EU Green Deal in 2025: Where Europe’s Climate Policy Stands — and What Comes Next
The EU Green Deal remains the most ambitious climate and industrial policy framework in the world — but ambition and implementation are two different things. As of early 2025, Europe’s flagship climate strategy is very much a work in progress: legally grounded, politically contested, and unevenly applied across member states. Understanding where it stands today is essential for anyone navigating the intersection of climate policy, business, and sustainability.
A Solid Legal Foundation, but Many Files Still Open
At the core of the Green Deal sits the EU Climate Law, which enshrines two binding targets: climate neutrality by 2050 and a reduction of greenhouse gas emissions by at least 55% by 2030 compared to 1990 levels. These are not aspirational goals — they carry legal weight and oblige member states and EU institutions to act accordingly.
Yet the legislative machinery behind these targets is still churning. According to EU policy tracking data, 168 Green Deal initiatives had been proposed as of January 2025. Of these, 98 have been adopted, while 37 remain under negotiation and 28 have been announced but not yet formally tabled. In practical terms, this means that a significant share of the regulatory landscape affecting energy companies, manufacturers, farmers, and financial institutions is still taking shape. For businesses and policymakers, staying ahead of these developments is not optional — it is a strategic necessity.

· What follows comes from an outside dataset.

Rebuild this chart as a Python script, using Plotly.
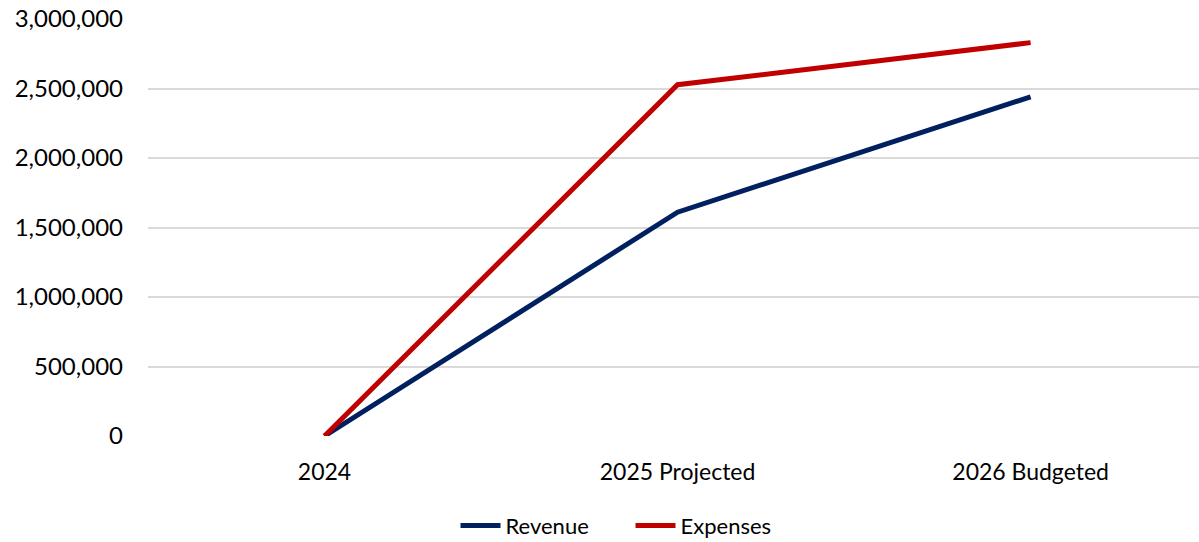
import plotly.graph_objects as go

categories = ["2024", "2025 Projected", "2026 Budgeted"]
revenue = [0, 1610000, 2440000]
expenses = [0, 2527000, 2830000]
y_ticks = [0, 500000, 1000000, 1500000, 2000000, 2500000, 3000000]

FONT = "Lato"

fig = go.Figure()
fig.add_trace(go.Scatter(x=categories, y=revenue, name="Revenue", mode="lines",
                         line=dict(color="#002060", width=5), cliponaxis=False))
fig.add_trace(go.Scatter(x=categories, y=expenses, name="Expenses", mode="lines",
                         line=dict(color="#C00000", width=5), cliponaxis=False))

fig.update_layout(
    width=1199, height=542,
    margin=dict(l=148, r=0, t=19, b=106, autoexpand=False),
    paper_bgcolor="white", plot_bgcolor="white",
    font=dict(family=FONT, size=22, color="#000000"),
    showlegend=True,
    legend=dict(orientation="h", x=0.2926, xanchor="left", y=-0.215, yanchor="middle",
                font=dict(family=FONT, size=22), itemwidth=40, tracegroupgap=0,
                entrywidth=120, entrywidthmode="pixels"),
    xaxis=dict(range=[-0.5, 2.477], showgrid=False, zeroline=False, showline=False,
               ticks="", ticklabelstandoff=20, tickfont=dict(size=23)),
    yaxis=dict(range=[0, 3000000], tickvals=y_ticks, tickformat=",d",
               showgrid=True, gridcolor="#D9D9D9", gridwidth=1.5,
               zeroline=False, showline=False, ticks="", ticklabelstandoff=24,
               tickfont=dict(size=24)),
)

fig.write_html("out.html")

Carbon Markets, Trade Policy, and the CBAM Effect
Among the most consequential tools already in place is the Carbon Border Adjustment Mechanism (CBAM), one of the Green Deal’s landmark trade-climate instruments. CBAM places a carbon price on imports of certain goods — including steel, cement, aluminium, fertilisers, hydrogen, and electricity — from countries with weaker or no carbon pricing systems. Its logic is straightforward: prevent carbon leakage, the risk that European industries relocate production abroad to avoid stricter environmental regulation at home.
CBAM entered its transitional phase in October 2023 and is set to become fully operational by 2026. For global trading partners — from China to the United States to developing economies — it represents a new reality: access to the EU single market will increasingly come with a carbon cost attached. This is reshaping supply chains, investment decisions, and diplomatic conversations well beyond European borders.
Alongside CBAM, the EU Emissions Trading System (ETS) continues to evolve, with tighter caps and the gradual phase-out of free allowances pushing carbon markets toward higher price signals. These mechanisms together form the economic backbone of Europe’s decarbonisation strategy.
Just Transition, Green Investment, and the Social Dimension
Climate policy that ignores social fairness risks losing public support — and the Green Deal’s architects know it. The Just Transition Fund remains a critical financing channel for regions and workers most exposed to the fossil-fuel phase-out: coal-mining communities in Poland, lignite regions in Germany, or industrial areas in southern Europe where the energy transition threatens livelihoods before it creates new ones.
Beyond transition support, the Green Deal is driving a broader transformation of how capital flows. Sustainability reporting requirements — particularly under the Corporate Sustainability Reporting Directive (CSRD) — are pushing large companies and, progressively, smaller ones to disclose environmental and social data with unprecedented rigour. Anti-greenwashing rules are tightening. Taxonomy-aligned investment is becoming a standard expectation, not a niche preference.
The policy agenda also extends into nature restoration, land use, energy efficiency, and the built environment — areas where environmental regulation is expanding in scope and depth.
What This Means for Citizens, Businesses, and Decision-Makers
The EU Green Deal is not a single law or a one-time decision. It is a rolling policy architecture that will continue to generate new rules, obligations, and opportunities for years to come. Key implications include:
- For businesses: compliance timelines are accelerating. CBAM, CSRD, and ETS reforms demand proactive adaptation, not reactive adjustment.
- For investors: sustainability disclosure and taxonomy alignment are becoming baseline expectations in European capital markets.
- For citizens and workers: the just transition agenda matters — how equitably the costs and benefits of decarbonisation are distributed will define public trust in climate policy.
- For policymakers: with 65 initiatives still pending adoption or negotiation, the legislative agenda remains dense and politically sensitive.
Key takeaway: The EU Green Deal is legally anchored and structurally advancing, but its real-world impact depends on what gets adopted, how it is enforced, and whether the social contract around the transition holds. In 2025, the gap between ambition and implementation is the most important story in European climate policy — and it is far from resolved.